You can be certain that you are not hearing the gospel of Christ when the overall effect of the message is to produce in your heart either a sense of unresolved guilt and judgement toward others, on the one hand, or a sense of license to sin, on the other. The true gospel relieves the conscience of its guilt and simultaneously awakens the will to heartfelt obedience.

Comprehending the powerful dynamic of the gospel, Ellen White insisted that when you “see the matchless charms of Jesus,” an amazing thing will happen in your heart: “You will fall in love with the Man of Calvary” (Ellen White, Life Sketches, p. 293).

The true gospel relieves the conscience of its guilt and simultaneously awakens the will to heartfelt obedience.

“Fall in love”?

Is that the language she used?

Yes it is!

Because she understood the gospel as articulated by Paul.

She understood that righteousness only comes by faith, and faith is only energized by vital contact with God’s love in Christ.

You can know you are under the influence of the true gospel of Christ when you believe with complete liberty that there is no merit whatsoever in obedience … and yet you want to obey … because you are in love with God … because He first loved you.

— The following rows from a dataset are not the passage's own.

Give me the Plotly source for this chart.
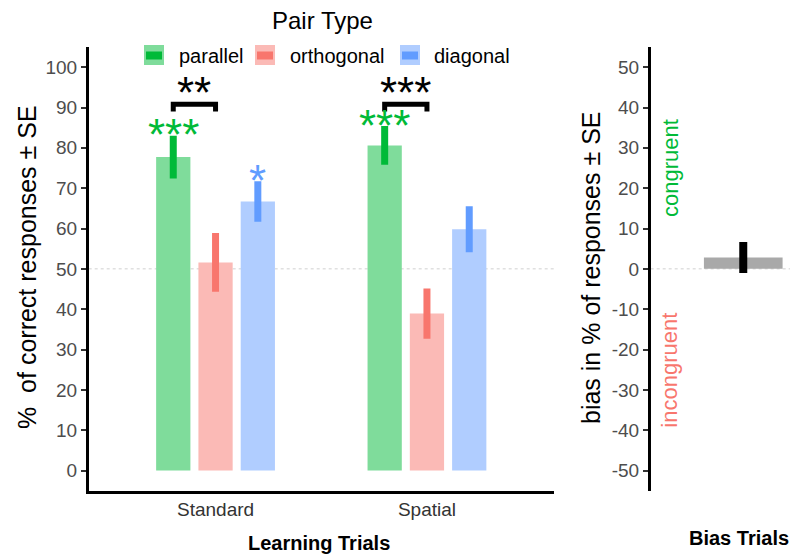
import plotly.graph_objects as go

# ---- data -------------------------------------------------------------
trial_types = ["Standard", "Spatial"]
pair_types = ["parallel", "orthogonal", "diagonal"]

parallel_mean = [77.7, 80.6]
parallel_se = [5.3, 4.8]
orthogonal_mean = [51.6, 38.9]
orthogonal_se = [7.3, 6.2]
diagonal_mean = [66.7, 59.8]
diagonal_se = [5.0, 5.7]

# significance vs. chance for each bar, and parallel vs. orthogonal per trial type
parallel_sig = ["***", "***"]
orthogonal_sig = ["", ""]
diagonal_sig = ["*", ""]
pair_sig = ["**", "***"]

chance_level = 50

bias_label = ["Bias Trials"]
bias_mean = [2.8]
bias_se = [3.85]

y_ticks_correct = list(range(0, 101, 10))
y_ticks_bias = list(range(-50, 51, 10))

# ---- styling ----------------------------------------------------------
W, H = 790, 556
FONT = "Liberation Sans, Arial, sans-serif"
fill_cols = ["#7FDC9B", "#FBBAB6", "#B0CDFF"]
dark_cols = ["#00BA38", "#F8766D", "#619CFF"]
TICK_GREY = "#4D4D4D"


def px(x):
    return x / W


def py(y):
    return 1 - y / H


def paper_text(x, y, text, size, color="black", angle=0, xanchor="center"):
    return dict(x=px(x), y=py(y), xref="paper", yref="paper", text=text,
                showarrow=False, textangle=angle, xanchor=xanchor, yanchor="middle",
                font=dict(family=FONT, size=size, color=color))


means = [parallel_mean, orthogonal_mean, diagonal_mean]
ses = [parallel_se, orthogonal_se, diagonal_se]
sigs = [parallel_sig, orthogonal_sig, diagonal_sig]

xpos = list(range(len(trial_types)))
slot = 0.2  # dodge width per bar
offsets = [(k - 1) * slot for k in range(len(pair_types))]

fig = go.Figure()

for k, name in enumerate(pair_types):
    fig.add_bar(
        x=xpos, y=means[k], name=name,
        marker=dict(color=fill_cols[k], line=dict(width=0)),
        error_y=dict(type="data", array=ses[k], color=dark_cols[k],
                     thickness=7, width=0),
        xaxis="x", yaxis="y", showlegend=False,
    )

fig.add_bar(
    x=[0], y=bias_mean, name="bias",
    width=[0.51], offset=[-0.255],
    marker=dict(color="#A9A9A9", line=dict(width=0)),
    error_y=dict(type="data", array=bias_se, color="black", thickness=8, width=0),
    xaxis="x2", yaxis="y2", showlegend=False,
)

annotations = []
shapes = []

# significance stars above each bar
for k in range(len(pair_types)):
    for i in xpos:
        if sigs[k][i]:
            annotations.append(dict(
                x=i + offsets[k], y=means[k][i] + ses[k][i], xref="x", yref="y",
                text=sigs[k][i], showarrow=False, xanchor="center", yanchor="middle",
                yshift=1, font=dict(family=FONT, size=44, color=dark_cols[k]),
            ))

# brackets for parallel vs. orthogonal comparison
bracket_top = 90.8
bracket_drop = 1.8
for i in xpos:
    x1 = i + offsets[0]
    x2 = i + offsets[1]
    shapes.append(dict(
        type="path", xref="x", yref="y",
        path=f"M {x1},{bracket_top - bracket_drop} L {x1},{bracket_top} "
             f"L {x2},{bracket_top} L {x2},{bracket_top - bracket_drop}",
        line=dict(color="black", width=5),
    ))
    annotations.append(dict(
        x=(x1 + x2) / 2, y=bracket_top, xref="x", yref="y",
        text=pair_sig[i], showarrow=False, xanchor="center", yanchor="middle",
        yshift=12, font=dict(family=FONT, size=44, color="black"),
    ))

# chance-level reference lines, drawn behind the bars
shapes.append(dict(type="line", xref="x domain", yref="y", x0=0, x1=1,
                   y0=chance_level, y1=chance_level, layer="below",
                   line=dict(color="#D0D0D0", width=1, dash="dot")))
shapes.append(dict(type="line", xref="x2 domain", yref="y2", x0=0, x1=1,
                   y0=0, y1=0, layer="below",
                   line=dict(color="#D0D0D0", width=1, dash="dot")))

# congruent / incongruent direction labels
annotations.append(dict(x=-0.475, y=25, xref="x2", yref="y2", text="congruent",
                        textangle=-90, showarrow=False, yanchor="middle",
                        font=dict(family=FONT, size=22, color="#00BA38")))
annotations.append(dict(x=-0.475, y=-25, xref="x2", yref="y2", text="incongruent",
                        textangle=-90, showarrow=False, yanchor="middle",
                        font=dict(family=FONT, size=22, color="#F8766D")))

# legend (title, keys, labels)
annotations.append(paper_text(322, 21, "Pair Type", 24))
key_left = [144, 255, 400]
label_left = [177, 288, 432]
for k, name in enumerate(pair_types):
    shapes.append(dict(type="rect", xref="paper", yref="paper",
                       x0=px(key_left[k]), x1=px(key_left[k] + 20),
                       y0=py(65), y1=py(45),
                       fillcolor=fill_cols[k], line=dict(width=0)))
    shapes.append(dict(type="rect", xref="paper", yref="paper",
                       x0=px(key_left[k] + 2), x1=px(key_left[k] + 18),
                       y0=py(59.5), y1=py(51.5),
                       fillcolor=dark_cols[k], line=dict(width=0)))
    annotations.append(paper_text(label_left[k], 56, name, 20, xanchor="left"))

# axis titles
annotations.append(paper_text(27, 267, "%  of correct responses ± SE", 25, angle=-90))
annotations.append(paper_text(591, 268, "bias in % of responses ± SE", 25, angle=-90))
annotations.append(paper_text(319, 543, "<b>Learning Trials</b>", 20))
annotations.append(paper_text(739, 538, f"<b>{bias_label[0]}</b>", 20))

y_dom = [py(490.7), py(47)]
yaxis_common = dict(
    showgrid=False, zeroline=False, showline=True, linecolor="black", linewidth=2.5,
    ticks="outside", ticklen=5, tickwidth=2, tickcolor="#333333",
    tickfont=dict(family=FONT, size=19, color=TICK_GREY), domain=y_dom,
)

fig.update_layout(
    width=W, height=H, margin=dict(l=0, r=0, t=0, b=0),
    paper_bgcolor="white", plot_bgcolor="white",
    barmode="group", bargap=0.4, bargroupgap=0.19,
    showlegend=False,
    xaxis=dict(domain=[px(88.7), px(553.8)], range=[-0.6, 1.6], anchor="y",
               tickvals=xpos, ticktext=trial_types, ticks="", ticklabelstandoff=0,
               showgrid=False, zeroline=False, showline=True, linecolor="black",
               linewidth=2.5, tickfont=dict(family=FONT, size=19, color="#333333")),
    yaxis=dict(anchor="x", range=[-5, 105], tickvals=y_ticks_correct,
               ticktext=[str(v) for v in y_ticks_correct], **yaxis_common),
    xaxis2=dict(domain=[px(650.7), 1], range=[-0.6, 0.303], anchor="y2",
                showticklabels=False, ticks="", showgrid=False, zeroline=False,
                showline=False),
    yaxis2=dict(anchor="x2", range=[-55, 55], tickvals=y_ticks_bias,
                ticktext=[str(v) for v in y_ticks_bias], **yaxis_common),
    annotations=annotations, shapes=shapes,
)

fig.write_html("out.html")
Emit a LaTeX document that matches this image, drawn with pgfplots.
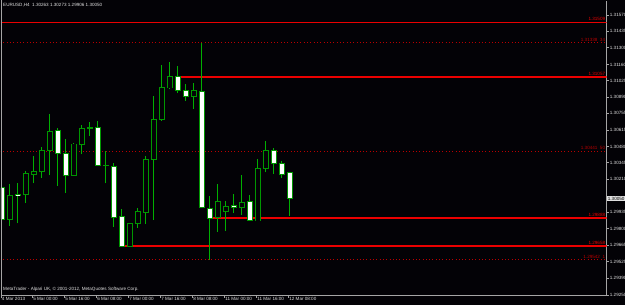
\documentclass[border=0pt]{standalone}
\usepackage{fontspec}
\setmainfont{Liberation Sans}
\usepackage{pgfplots}
\usepackage{pgfplotstable}
\pgfplotsset{compat=1.18}
\definecolor{bg}{RGB}{3,2,6}
\definecolor{wick}{RGB}{0,175,0}
\definecolor{edge}{RGB}{0,150,0}
\definecolor{axgray}{RGB}{165,165,165}
\definecolor{lbl}{RGB}{225,225,225}
\definecolor{lvl}{RGB}{235,0,0}
\definecolor{dotred}{RGB}{185,0,0}
\newcommand{\sm}{\fontsize{4.6}{5.5}\selectfont}

% EURUSD H4 candles: index, open, high, low, close
% falling candles (drawn white)
\pgfplotstableread{
k o h l c
0 1.30142 1.30188 1.29815 1.29879
2 1.30082 1.30180 1.29844 1.30075
7 1.30611 1.30634 1.30153 1.30426
8 1.30424 1.30545 1.30097 1.30241
11 1.30636 1.30681 1.30567 1.30632
12 1.30636 1.30694 1.30318 1.30327
13 1.30327 1.30445 1.30175 1.30322
14 1.30313 1.30341 1.29815 1.29893
15 1.29898 1.29962 1.29650 1.29656
22 1.31059 1.31147 1.30926 1.30943
23 1.30943 1.30999 1.30860 1.30896
25 1.30940 1.31338 1.29970 1.29976
26 1.29968 1.30070 1.29542 1.29885
29 1.29995 1.30086 1.29931 1.29976
31 1.30023 1.30078 1.29868 1.29871
34 1.30449 1.30465 1.30252 1.30341
35 1.30341 1.30360 1.30222 1.30252
36 1.30263 1.30273 1.29906 1.30050
}\bear
% rising candles (drawn hollow)
\pgfplotstableread{
k o h l c
1 1.29877 1.30169 1.29821 1.30072
3 1.30084 1.30280 1.30014 1.30258
4 1.30250 1.30401 1.30175 1.30275
5 1.30275 1.30479 1.30222 1.30445
6 1.30449 1.30750 1.30241 1.30606
9 1.30241 1.30507 1.30236 1.30501
10 1.30501 1.30658 1.30415 1.30628
16 1.29650 1.29848 1.29648 1.29844
17 1.29844 1.29968 1.29807 1.29940
18 1.29935 1.30401 1.29838 1.30374
19 1.30374 1.30899 1.29871 1.30706
20 1.30706 1.31156 1.30694 1.30967
21 1.30967 1.31178 1.30959 1.31059
24 1.30893 1.31009 1.30791 1.30943
27 1.29893 1.30167 1.29774 1.30026
28 1.29946 1.30031 1.29782 1.29987
30 1.29976 1.30244 1.29915 1.30020
32 1.29865 1.30377 1.29862 1.30299
33 1.30299 1.30528 1.30266 1.30449
}\bull

\pgfplotsset{
  wicks/.style={draw=none, mark=none,
    error bars/.cd, y dir=plus, y explicit, error mark=none,
    error bar style={draw=wick, line width=1bp, solid}},
  bodyout/.style={draw=none, mark=none,
    error bars/.cd, y dir=both, y explicit, error mark=none,
    error bar style={draw=edge, line width=5.6bp, solid}},
  bodyin/.style={draw=none, mark=none,
    error bars/.cd, y dir=both, y explicit, error mark=none,
    error bar style={draw=#1, line width=4.0bp, solid}},
}

\begin{document}
\begin{tikzpicture}
\useasboundingbox (0,0) rectangle (625bp,305bp);
\fill[bg] (0,0) rectangle (625bp,305bp);
\begin{axis}[
  at={(1bp,10bp)}, anchor=south west,
  scale only axis, width=605.7bp, height=294bp,
  xmin=-0.0875, xmax=75.625, ymin=1.29250, ymax=1.31686,
  axis x line*=bottom, axis y line*=right,
  axis line style={-, draw=axgray, line width=0.8bp},
  every outer x axis line/.append style={-},
  every outer y axis line/.append style={-},
  tick style={draw=axgray, line width=0.8bp},
  tick align=outside, major tick length=2.5bp,
  scaled y ticks=false,
  ytick={1.31570,1.31435,1.31300,1.31160,1.31025,1.30890,1.30755,1.30615,1.30480,1.30345,1.30210,1.29935,1.29800,1.29665,1.29525,1.29390,1.29250},
  yticklabels={1.31570,1.31435,1.31300,1.31160,1.31025,1.30890,1.30755,1.30615,1.30480,1.30345,1.30210,1.29935,1.29800,1.29665,1.29525,1.29390,1.29250},
  xtick={-0.0875,3.83,7.83,11.83,15.83,19.83,23.83,27.83,31.83,35.83},
  xticklabels={4 Mar 2013,5 Mar 00:00,5 Mar 16:00,6 Mar 08:00,7 Mar 00:00,7 Mar 16:00,8 Mar 08:00,11 Mar 00:00,11 Mar 16:00,12 Mar 08:00},
  xticklabel style={font=\sm, text=lbl, anchor=north west, inner sep=0pt, xshift=0.8bp},
  yticklabel style={font=\sm, text=lbl, anchor=west, inner sep=0pt, xshift=0.5bp},
]
% dotted levels
\addplot[dotred, line width=1bp, dash pattern=on 1bp off 2.3bp] coordinates {(-0.2,1.31338) (76,1.31338)};
\addplot[dotred, line width=1bp, dash pattern=on 1bp off 2.3bp] coordinates {(-0.2,1.30441) (76,1.30441)};
\addplot[dotred, line width=1bp, dash pattern=on 1bp off 2.3bp] coordinates {(-0.2,1.29542) (76,1.29542)};
% red levels
\addplot[lvl, line width=1.6bp] coordinates {(-0.2,1.31509) (76,1.31509)};
\addplot[lvl, line width=1.6bp] coordinates {(21.9,1.31057) (76,1.31057)};
\addplot[lvl, line width=1.6bp] coordinates {(26.0,1.29888) (76,1.29888)};
\addplot[lvl, line width=1.6bp] coordinates {(15.2,1.29658) (76,1.29658)};
% wicks
\addplot[wicks] table[x=k, y=l, y error expr=\thisrow{h}-\thisrow{l}] {\bear};
\addplot[wicks] table[x=k, y=l, y error expr=\thisrow{h}-\thisrow{l}] {\bull};
% bodies
\addplot[bodyout] table[x=k, y expr={(\thisrow{o}+\thisrow{c})/2}, y error expr={abs(\thisrow{o}-\thisrow{c})/2+0.00004}] {\bear};
\addplot[bodyout] table[x=k, y expr={(\thisrow{o}+\thisrow{c})/2}, y error expr={abs(\thisrow{o}-\thisrow{c})/2+0.00004}] {\bull};
\addplot[bodyin=white] table[x=k, y expr={(\thisrow{o}+\thisrow{c})/2}, y error expr={max(abs(\thisrow{o}-\thisrow{c})/2-0.00003,0)}] {\bear};
\addplot[bodyin=bg] table[x=k, y expr={(\thisrow{o}+\thisrow{c})/2}, y error expr={max(abs(\thisrow{o}-\thisrow{c})/2-0.00003,0)}] {\bull};
% level labels
\node[anchor=south east, inner sep=0pt, text=lvl, font=\sm, yshift=1.3bp] at (axis cs:75.45,1.31509) {1.31509};
\node[anchor=south east, inner sep=0pt, text=dotred, font=\sm, yshift=1.3bp] at (axis cs:75.45,1.31338) {1.31338\ \ 34};
\node[anchor=south east, inner sep=0pt, text=lvl, font=\sm, yshift=1.3bp] at (axis cs:75.45,1.31057) {1.31057};
\node[anchor=south east, inner sep=0pt, text=dotred, font=\sm, yshift=1.3bp] at (axis cs:75.45,1.30441) {1.30441\ \ 50};
\node[anchor=south east, inner sep=0pt, text=lvl, font=\sm, yshift=1.3bp] at (axis cs:75.45,1.29888) {1.29888};
\node[anchor=south east, inner sep=0pt, text=lvl, font=\sm, yshift=1.3bp] at (axis cs:75.45,1.29658) {1.29658};
\node[anchor=south east, inner sep=0pt, text=dotred, font=\sm, yshift=1.3bp] at (axis cs:75.45,1.29542) {1.29542\ \ 1};
\coordinate (cp) at (axis cs:75.625,1.30050);
\end{axis}
\draw[axgray, line width=0.8bp] (1.2bp,10bp) -- (1.2bp,305bp);
\node[anchor=west, inner sep=0.6bp, fill=lbl, text=black, font=\sm] at ([xshift=0.4bp]cp) {1.30050};
\node[anchor=west, inner sep=0pt, text=lbl, font=\sm] at (3bp,299.5bp) {EURUSD,H4\ \ 1.30263 1.30273 1.29906 1.30050};
\node[anchor=west, inner sep=0pt, text=lbl, font=\sm] at (3bp,16bp) {MetaTrader - Alpari UK, © 2001-2012, MetaQuotes Software Corp.};
\end{tikzpicture}
\end{document}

The remnant of Revelation is not called to preach obedience to the law as a balancing polemic against the antinomianism of Protestantism. Rather, the remnant is called to preach the pure gospel of Christ, which places the law in its proper relation to the saving work of Jesus. God’s love must be made so large and clear and vivid to human hearts that it will awaken faith to action.

The theological identity of the remnant—at least as God intends it to be—is that they “keep the commandments of God and the faith of Jesus.” Ellen White understood this pregnant prophetic line to mean that the third angel’s message, which the remnant are called to proclaim, is none other than “the message of justification by faith … in verity” (Ellen White, Review and Herald, April 1, 1890).

The ominous question that hangs heavy in the air before all Seventh-day Adventists seems obvious: When will we inhabit the theological identity our Savior envisions for us?